• **Set exercise**
Only the lines from the start of the data through the one containing "minimum width=150, minimum" belong in your answer; return them exactly.
########################################
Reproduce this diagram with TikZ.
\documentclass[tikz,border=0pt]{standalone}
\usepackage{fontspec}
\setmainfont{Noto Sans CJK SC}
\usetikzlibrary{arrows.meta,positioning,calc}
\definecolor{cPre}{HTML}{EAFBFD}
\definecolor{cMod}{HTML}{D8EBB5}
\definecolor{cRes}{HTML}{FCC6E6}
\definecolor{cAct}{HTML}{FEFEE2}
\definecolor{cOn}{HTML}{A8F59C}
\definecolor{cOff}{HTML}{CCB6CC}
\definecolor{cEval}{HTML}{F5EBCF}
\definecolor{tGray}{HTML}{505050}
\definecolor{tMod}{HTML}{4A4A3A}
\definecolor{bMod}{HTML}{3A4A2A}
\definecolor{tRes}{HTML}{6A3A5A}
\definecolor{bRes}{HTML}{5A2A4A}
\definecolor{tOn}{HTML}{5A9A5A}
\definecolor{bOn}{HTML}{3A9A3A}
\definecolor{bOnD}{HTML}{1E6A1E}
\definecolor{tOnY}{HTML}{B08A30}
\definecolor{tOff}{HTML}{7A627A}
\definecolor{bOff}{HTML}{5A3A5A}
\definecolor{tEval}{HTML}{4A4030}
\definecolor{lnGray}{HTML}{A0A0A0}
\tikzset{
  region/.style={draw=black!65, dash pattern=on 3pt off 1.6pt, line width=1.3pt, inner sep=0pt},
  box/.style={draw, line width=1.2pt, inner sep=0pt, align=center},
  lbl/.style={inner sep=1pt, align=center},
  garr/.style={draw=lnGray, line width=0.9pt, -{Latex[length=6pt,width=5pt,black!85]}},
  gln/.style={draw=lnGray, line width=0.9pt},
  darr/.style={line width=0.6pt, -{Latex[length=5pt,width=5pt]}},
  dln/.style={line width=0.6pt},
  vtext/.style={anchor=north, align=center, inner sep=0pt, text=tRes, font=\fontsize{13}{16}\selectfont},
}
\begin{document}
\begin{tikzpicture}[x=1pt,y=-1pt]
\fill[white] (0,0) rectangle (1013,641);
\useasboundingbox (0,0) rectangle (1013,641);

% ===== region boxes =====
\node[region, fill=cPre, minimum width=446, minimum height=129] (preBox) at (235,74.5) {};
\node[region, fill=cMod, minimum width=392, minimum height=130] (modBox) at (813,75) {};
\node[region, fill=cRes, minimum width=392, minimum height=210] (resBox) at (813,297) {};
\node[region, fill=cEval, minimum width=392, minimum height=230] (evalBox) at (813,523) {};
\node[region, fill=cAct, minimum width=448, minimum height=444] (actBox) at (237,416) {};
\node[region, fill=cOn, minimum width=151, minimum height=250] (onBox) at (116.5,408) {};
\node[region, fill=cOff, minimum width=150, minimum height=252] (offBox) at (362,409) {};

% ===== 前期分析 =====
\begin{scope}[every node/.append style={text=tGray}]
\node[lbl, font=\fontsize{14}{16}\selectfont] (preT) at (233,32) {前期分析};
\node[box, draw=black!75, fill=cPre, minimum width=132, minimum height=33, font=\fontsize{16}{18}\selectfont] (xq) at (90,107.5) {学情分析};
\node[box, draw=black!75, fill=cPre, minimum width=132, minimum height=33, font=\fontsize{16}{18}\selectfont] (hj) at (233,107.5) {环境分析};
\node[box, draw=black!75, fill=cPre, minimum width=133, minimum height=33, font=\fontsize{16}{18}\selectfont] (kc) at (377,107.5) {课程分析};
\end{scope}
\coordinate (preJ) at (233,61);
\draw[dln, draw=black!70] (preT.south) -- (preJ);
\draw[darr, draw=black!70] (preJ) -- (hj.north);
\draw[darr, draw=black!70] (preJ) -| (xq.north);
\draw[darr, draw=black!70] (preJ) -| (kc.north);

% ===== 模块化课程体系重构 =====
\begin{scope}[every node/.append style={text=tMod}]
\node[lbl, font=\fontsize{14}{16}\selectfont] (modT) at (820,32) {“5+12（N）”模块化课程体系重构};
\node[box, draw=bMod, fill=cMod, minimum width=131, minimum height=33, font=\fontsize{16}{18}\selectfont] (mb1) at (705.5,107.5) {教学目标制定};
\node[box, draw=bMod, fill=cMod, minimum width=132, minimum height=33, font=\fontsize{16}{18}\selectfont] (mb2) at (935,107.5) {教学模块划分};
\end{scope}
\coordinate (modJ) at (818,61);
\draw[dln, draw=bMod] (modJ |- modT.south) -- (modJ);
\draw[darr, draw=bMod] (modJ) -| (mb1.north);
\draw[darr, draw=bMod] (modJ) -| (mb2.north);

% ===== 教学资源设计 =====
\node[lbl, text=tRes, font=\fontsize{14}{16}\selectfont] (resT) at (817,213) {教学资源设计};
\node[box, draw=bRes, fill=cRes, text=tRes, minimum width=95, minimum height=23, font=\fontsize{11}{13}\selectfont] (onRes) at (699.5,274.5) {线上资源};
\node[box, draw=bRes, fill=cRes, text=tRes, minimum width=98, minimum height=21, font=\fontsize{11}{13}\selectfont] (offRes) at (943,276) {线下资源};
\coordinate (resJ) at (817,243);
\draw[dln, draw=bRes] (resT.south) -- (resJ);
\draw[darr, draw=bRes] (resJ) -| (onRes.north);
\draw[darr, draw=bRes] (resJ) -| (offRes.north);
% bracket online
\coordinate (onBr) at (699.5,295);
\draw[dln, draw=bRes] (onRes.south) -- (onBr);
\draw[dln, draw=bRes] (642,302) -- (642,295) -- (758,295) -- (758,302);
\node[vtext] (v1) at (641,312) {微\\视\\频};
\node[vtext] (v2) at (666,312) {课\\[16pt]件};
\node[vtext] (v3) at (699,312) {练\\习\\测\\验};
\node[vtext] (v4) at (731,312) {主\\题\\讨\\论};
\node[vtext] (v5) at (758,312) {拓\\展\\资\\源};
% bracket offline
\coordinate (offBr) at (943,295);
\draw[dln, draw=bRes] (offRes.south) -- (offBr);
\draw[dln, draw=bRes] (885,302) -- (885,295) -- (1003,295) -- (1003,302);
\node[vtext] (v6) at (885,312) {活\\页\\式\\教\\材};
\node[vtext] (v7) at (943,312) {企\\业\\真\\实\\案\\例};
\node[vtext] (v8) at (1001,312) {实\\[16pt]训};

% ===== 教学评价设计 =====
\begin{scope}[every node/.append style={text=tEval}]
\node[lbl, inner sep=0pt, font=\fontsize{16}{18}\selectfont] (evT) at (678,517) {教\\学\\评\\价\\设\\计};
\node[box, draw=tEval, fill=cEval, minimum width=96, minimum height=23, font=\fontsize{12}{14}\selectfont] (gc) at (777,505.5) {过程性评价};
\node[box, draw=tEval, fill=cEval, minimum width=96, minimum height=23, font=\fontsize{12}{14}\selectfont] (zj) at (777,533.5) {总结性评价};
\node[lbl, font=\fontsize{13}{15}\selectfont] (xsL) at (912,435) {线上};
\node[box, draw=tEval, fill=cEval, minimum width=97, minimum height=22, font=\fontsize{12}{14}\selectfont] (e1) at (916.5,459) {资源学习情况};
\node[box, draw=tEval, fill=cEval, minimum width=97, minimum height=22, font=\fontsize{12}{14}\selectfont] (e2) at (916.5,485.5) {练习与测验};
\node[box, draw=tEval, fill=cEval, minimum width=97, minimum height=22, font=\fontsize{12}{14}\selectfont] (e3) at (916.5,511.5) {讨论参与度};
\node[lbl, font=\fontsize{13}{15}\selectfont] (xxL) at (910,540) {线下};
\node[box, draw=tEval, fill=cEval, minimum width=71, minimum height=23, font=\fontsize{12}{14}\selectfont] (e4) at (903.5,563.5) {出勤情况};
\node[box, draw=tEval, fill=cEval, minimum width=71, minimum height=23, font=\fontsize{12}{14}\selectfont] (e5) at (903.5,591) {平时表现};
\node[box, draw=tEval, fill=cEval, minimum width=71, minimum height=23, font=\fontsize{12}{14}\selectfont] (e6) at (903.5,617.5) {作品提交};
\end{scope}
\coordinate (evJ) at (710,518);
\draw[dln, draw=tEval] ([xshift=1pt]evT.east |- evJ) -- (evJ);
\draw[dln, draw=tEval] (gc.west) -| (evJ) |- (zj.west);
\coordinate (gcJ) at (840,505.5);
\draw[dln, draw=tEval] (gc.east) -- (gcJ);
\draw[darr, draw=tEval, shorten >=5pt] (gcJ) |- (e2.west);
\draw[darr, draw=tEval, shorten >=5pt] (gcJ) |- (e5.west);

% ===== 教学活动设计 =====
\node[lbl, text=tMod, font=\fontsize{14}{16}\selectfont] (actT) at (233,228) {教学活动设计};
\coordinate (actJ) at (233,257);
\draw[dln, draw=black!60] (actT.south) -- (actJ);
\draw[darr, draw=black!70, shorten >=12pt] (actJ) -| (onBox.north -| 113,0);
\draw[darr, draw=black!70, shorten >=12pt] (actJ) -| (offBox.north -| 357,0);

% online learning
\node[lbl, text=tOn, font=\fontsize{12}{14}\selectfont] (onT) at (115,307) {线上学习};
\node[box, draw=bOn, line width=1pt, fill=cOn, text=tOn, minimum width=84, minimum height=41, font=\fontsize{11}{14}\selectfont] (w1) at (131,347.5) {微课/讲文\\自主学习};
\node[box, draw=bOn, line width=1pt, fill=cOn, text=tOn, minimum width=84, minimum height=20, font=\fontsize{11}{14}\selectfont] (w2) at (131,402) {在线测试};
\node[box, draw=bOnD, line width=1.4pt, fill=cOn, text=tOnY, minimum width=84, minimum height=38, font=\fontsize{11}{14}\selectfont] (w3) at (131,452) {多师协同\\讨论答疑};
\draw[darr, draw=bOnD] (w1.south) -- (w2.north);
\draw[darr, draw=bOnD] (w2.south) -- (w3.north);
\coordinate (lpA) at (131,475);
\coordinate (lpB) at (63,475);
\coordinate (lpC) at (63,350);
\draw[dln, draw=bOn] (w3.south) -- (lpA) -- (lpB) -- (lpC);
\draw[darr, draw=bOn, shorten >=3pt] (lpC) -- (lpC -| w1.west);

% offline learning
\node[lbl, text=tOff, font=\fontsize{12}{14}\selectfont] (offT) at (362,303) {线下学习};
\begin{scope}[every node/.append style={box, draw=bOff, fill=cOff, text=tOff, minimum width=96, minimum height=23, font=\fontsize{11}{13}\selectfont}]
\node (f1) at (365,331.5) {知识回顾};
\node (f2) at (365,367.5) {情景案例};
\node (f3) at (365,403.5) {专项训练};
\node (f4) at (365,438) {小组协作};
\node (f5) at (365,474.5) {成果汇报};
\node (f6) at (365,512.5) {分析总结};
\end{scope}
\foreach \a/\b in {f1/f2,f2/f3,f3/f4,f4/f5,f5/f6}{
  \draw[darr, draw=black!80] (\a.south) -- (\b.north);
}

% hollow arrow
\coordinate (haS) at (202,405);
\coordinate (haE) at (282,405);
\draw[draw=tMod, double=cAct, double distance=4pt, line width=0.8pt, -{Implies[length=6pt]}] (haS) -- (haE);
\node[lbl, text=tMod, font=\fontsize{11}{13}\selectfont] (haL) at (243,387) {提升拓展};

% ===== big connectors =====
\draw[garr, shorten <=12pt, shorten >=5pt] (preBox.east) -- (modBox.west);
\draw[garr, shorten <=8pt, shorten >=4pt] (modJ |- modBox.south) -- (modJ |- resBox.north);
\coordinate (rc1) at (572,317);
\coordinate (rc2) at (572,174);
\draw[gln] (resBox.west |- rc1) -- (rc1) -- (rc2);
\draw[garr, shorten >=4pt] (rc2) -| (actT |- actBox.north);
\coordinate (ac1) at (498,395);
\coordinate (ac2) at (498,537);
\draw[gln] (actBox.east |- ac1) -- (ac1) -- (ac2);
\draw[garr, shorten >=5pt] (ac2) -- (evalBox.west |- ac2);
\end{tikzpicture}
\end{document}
########################################
• **Output below**
Reproduce this diagram with TikZ.
\documentclass[tikz,border=0pt]{standalone}
\usepackage{fontspec}
\setmainfont{Noto Sans CJK SC}
\usetikzlibrary{arrows.meta,positioning,calc}
\definecolor{cPre}{HTML}{EAFBFD}
\definecolor{cMod}{HTML}{D8EBB5}
\definecolor{cRes}{HTML}{FCC6E6}
\definecolor{cAct}{HTML}{FEFEE2}
\definecolor{cOn}{HTML}{A8F59C}
\definecolor{cOff}{HTML}{CCB6CC}
\definecolor{cEval}{HTML}{F5EBCF}
\definecolor{tGray}{HTML}{505050}
\definecolor{tMod}{HTML}{4A4A3A}
\definecolor{bMod}{HTML}{3A4A2A}
\definecolor{tRes}{HTML}{6A3A5A}
\definecolor{bRes}{HTML}{5A2A4A}
\definecolor{tOn}{HTML}{5A9A5A}
\definecolor{bOn}{HTML}{3A9A3A}
\definecolor{bOnD}{HTML}{1E6A1E}
\definecolor{tOnY}{HTML}{B08A30}
\definecolor{tOff}{HTML}{7A627A}
\definecolor{bOff}{HTML}{5A3A5A}
\definecolor{tEval}{HTML}{4A4030}
\definecolor{lnGray}{HTML}{A0A0A0}
\tikzset{
  region/.style={draw=black!65, dash pattern=on 3pt off 1.6pt, line width=1.3pt, inner sep=0pt},
  box/.style={draw, line width=1.2pt, inner sep=0pt, align=center},
  lbl/.style={inner sep=1pt, align=center},
  garr/.style={draw=lnGray, line width=0.9pt, -{Latex[length=6pt,width=5pt,black!85]}},
  gln/.style={draw=lnGray, line width=0.9pt},
  darr/.style={line width=0.6pt, -{Latex[length=5pt,width=5pt]}},
  dln/.style={line width=0.6pt},
  vtext/.style={anchor=north, align=center, inner sep=0pt, text=tRes, font=\fontsize{13}{16}\selectfont},
}
\begin{document}
\begin{tikzpicture}[x=1pt,y=-1pt]
\fill[white] (0,0) rectangle (1013,641);
\useasboundingbox (0,0) rectangle (1013,641);

% ===== region boxes =====
\node[region, fill=cPre, minimum width=446, minimum height=129] (preBox) at (235,74.5) {};
\node[region, fill=cMod, minimum width=392, minimum height=130] (modBox) at (813,75) {};
\node[region, fill=cRes, minimum width=392, minimum height=210] (resBox) at (813,297) {};
\node[region, fill=cEval, minimum width=392, minimum height=230] (evalBox) at (813,523) {};
\node[region, fill=cAct, minimum width=448, minimum height=444] (actBox) at (237,416) {};
\node[region, fill=cOn, minimum width=151, minimum height=250] (onBox) at (116.5,408) {};
\node[region, fill=cOff, minimum width=150, minimum height=252] (offBox) at (362,409) {};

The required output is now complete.